APRS via Satellite — ISS, IO-86 and the TEVEL birds

Getting your APRS packet digipeated through a satellite is one of those things that sounds complicated but is surprisingly achievable with a basic VHF setup. Your packet goes up, bounces off a satellite 400–500 km above you, and lands on APRS.fi — received by iGates across a 4,000 km footprint.

The key rule: no WIDE paths

The single most important thing to understand before transmitting via satellite: do not use terrestrial APRS paths.

A packet with WIDE1-1,WIDE2-1 relayed through the ISS digipeater would flood every iGate and digipeater within the satellite’s entire footprint simultaneously. This is a known source of congestion and will get you noticed for the wrong reasons.

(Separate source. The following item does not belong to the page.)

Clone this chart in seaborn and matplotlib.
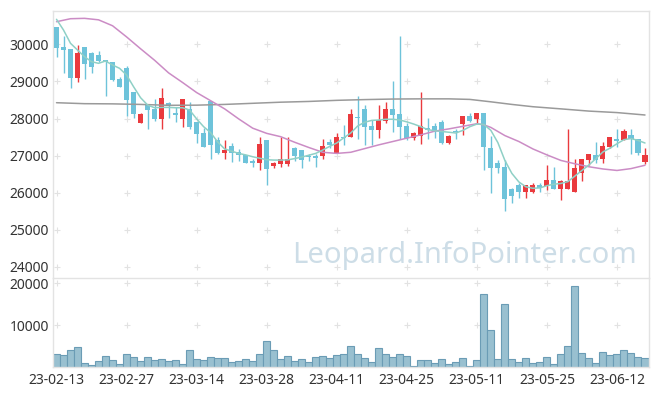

The correct path for satellite APRS is simply:

ARISS

That’s the alias the ISS onboard TNC responds to. It digipeats your packet once and stops there.

Active satellites

ISS — the workhorse

The most reliable option. The ISS runs an onboard TNC (currently identified as RS0ISS) on 145.825 MHz simplex — same frequency up and down.

Uplink 145.825 MHz FM
Downlink 145.825 MHz FM
Mode 1200 baud AFSK (Bell 202)
Path ARISS
Doppler ±3.5 kHz — small enough to ignore for 1200 baud packet

A pass lasts about 10 minutes. Beacon every 2 minutes and you get 4–5 attempts per pass. Because the frequency is 2m, Doppler is minimal and you don’t need to retune — just set 145.825 and leave it.

Verify your packets arrived at aprs.fi after the pass. If you see your callsign there, it worked.

IO-86 (LAPAN-A2 / LAPAN-ORARI)

A cross-band digipeater: you transmit on 2m, it retransmits on 70cm.

Uplink 145.825 MHz FM
Downlink 435.880 MHz FM
Mode 1200 baud AFSK
Path ARISS

The uplink is the same as ISS, so no changes there. The downlink is on 70cm where Doppler matters — about ±10 kHz over a full pass:

Phase Downlink frequency
AOS 435.890 MHz
TCA (closest approach) 435.880 MHz
LOS 435.870 MHz

Status is intermittent — worth checking amsat.org/satellite-status before planning a session.

TEVEL-2 to 7

A constellation of six Israeli cubesats launched in 2022, all in the same orbital plane. They carry FM voice repeaters and APRS digipeaters. You work whichever one is overhead.

Uplink 145.970 MHz FM
Downlink 436.400 MHz FM
Mode 1200 baud AFSK
Path ARISS

Same Doppler situation as IO-86 on the downlink. Load all six TLE sets in Gpredict so you can see which bird has the best pass.

Dire Wolf configuration

If you’re using Dire Wolf with an AIOC or similar soundcard interface, add a second beacon definition for satellite use. Keep it separate from your terrestrial beacon — different path, different comment, and you only want it firing during a pass.

# Satellite APRS beacon — activate manually during a pass
# Comment out the terrestrial PBEACON when using this
PBEACON delay=1 every=2 overlay=S symbol="/-" \
  lat=52.52N long=13.40E \
  comment="APRS via satellite | DL7EDU" \
  via=ARISS

Key differences from a terrestrial config:

  • via=ARISS — not WIDE1-1
  • every=2 — beacon every 2 minutes; a pass is ~10 minutes so you get 4–5 shots
  • delay=1 — give the satellite a minute to rise before the first beacon

Pass prediction and tracking

Gpredict is the tool for this. Set your location, load the TLE sets for ISS, IO-86, and the TEVEL birds, and it will show you upcoming passes with elevation, direction, and Doppler curves.

For quick pass times without installing anything: heavens-above.com works well from the browser.

Aim for passes above 25–30° elevation — you’ll have a longer window in the satellite’s footprint and better link margin.

Antenna

A rubber duck works, but a simple 2m vertical omni (even a slim jim or J-pole) noticeably improves results. For the 70cm downlink on IO-86 and TEVEL, a handheld dual-band yagi makes a real difference — point it at the satellite and rotate as it moves across the sky.